„Wir haben nichts anderes“

ETHIK Der Generalsekretär des Weltärztebunds verteidigt den Einsatz unerprobter Ebolamedikamente

■ Der Arzt ist seit 2005 Generalsekretär des Weltärztebunds (WMA). Zuvor war er stellvertretender Hauptgeschäftsführer der Bundesärztekammer.

taz: Herr Kloiber, ist es ethisch vertretbar, in Westafrika in großem Stil Ebolapatienten mit einem klinisch nicht getesteten Wirkstoff zu behandeln, der bislang bloß an Affen ausprobiert wurde?

Otmar Kloiber: Eindeutig ja. Bei der Aussichtslosigkeit der Situation ist nichts dagegen einzuwenden, sofern die Patienten oder ihre Angehörigen einwilligen. Es handelt sich um einen sehr aggressiven Virenstamm mit hoher Sterberate. Wir haben nichts anderes.

Und das rechtfertigt dann Menschenversuche?

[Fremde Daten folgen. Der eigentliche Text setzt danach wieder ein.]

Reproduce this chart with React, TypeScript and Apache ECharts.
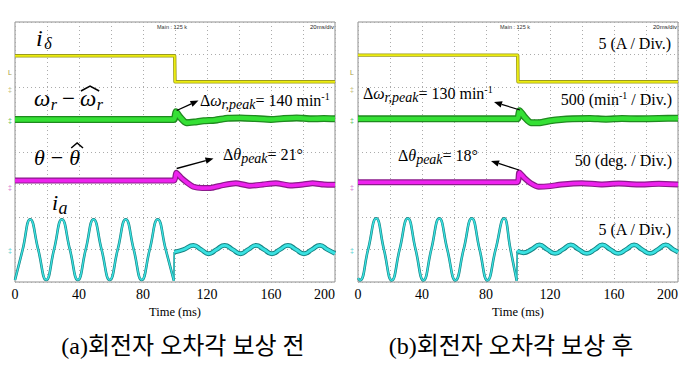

Die Deklaration von Helsinki des Weltärztebunds, die die ethischen Grundsätze für die medizinische Forschung am Menschen regelt, erlaubt den Einsatz nicht erprobter Verfahren, wenn alle anderen Verfahren nicht geholfen haben oder keine anderen Therapien zur Verfügung stehen. Das ist hier der Fall.

Worauf gründet die Hoffnung, dass das Serum auch Menschen helfen könnte?

Zumindest im Tierexperiment konnte das Wirkkonzept nachgewiesen werden. Das ist ja schon was. Hätte man mehr Zeit, müsste jetzt eine langfristige Studie folgen. Man würde Schritt für Schritt die Verträglichkeit, die Wirksamkeit und die Effektivität prüfen. Das ist jetzt kaum möglich.

Das Ebolavirus wütet seit Monaten in Westafrika. Es ist seit Jahrzehnten bekannt. Warum hat niemand frühzeitig geforscht?

Dieser Vorwurf ist zum einen zu richten an die afrikanischen Staaten, die ihr Geld anscheinend lieber für Waffen ausgeben als für die Gesundheit ihrer Bevölkerungen. Aber auch die internationale Staatengemeinschaft muss sich fragen lassen, warum sie nicht frühzeitig Mittel für die Prävention und für die Erforschung von Wirk- und Impfstoffen investiert hat. Ebola ist ein globales Problem.

Inwiefern?

Eine solche Krankheit kann sich rasend schnell über den gesamten Globus ausbreiten. Ebola hat das bislang nicht getan. Allerdings nicht, weil die Gesundheitssysteme die Kranken perfekt isoliert hätten. Sondern weil es den Kranken meist zu schlecht geht, um noch zu reisen.

Die Pharmaindustrie interessiert sich auch nicht für Ebola.

Klar, weil sie damit kein Geld verdienen kann. Aber gerade dann gerät Forschung zur klassischen Aufgabe der öffentlichen Gesundheitssysteme. Leider haben diese in diesem Punkt versagt.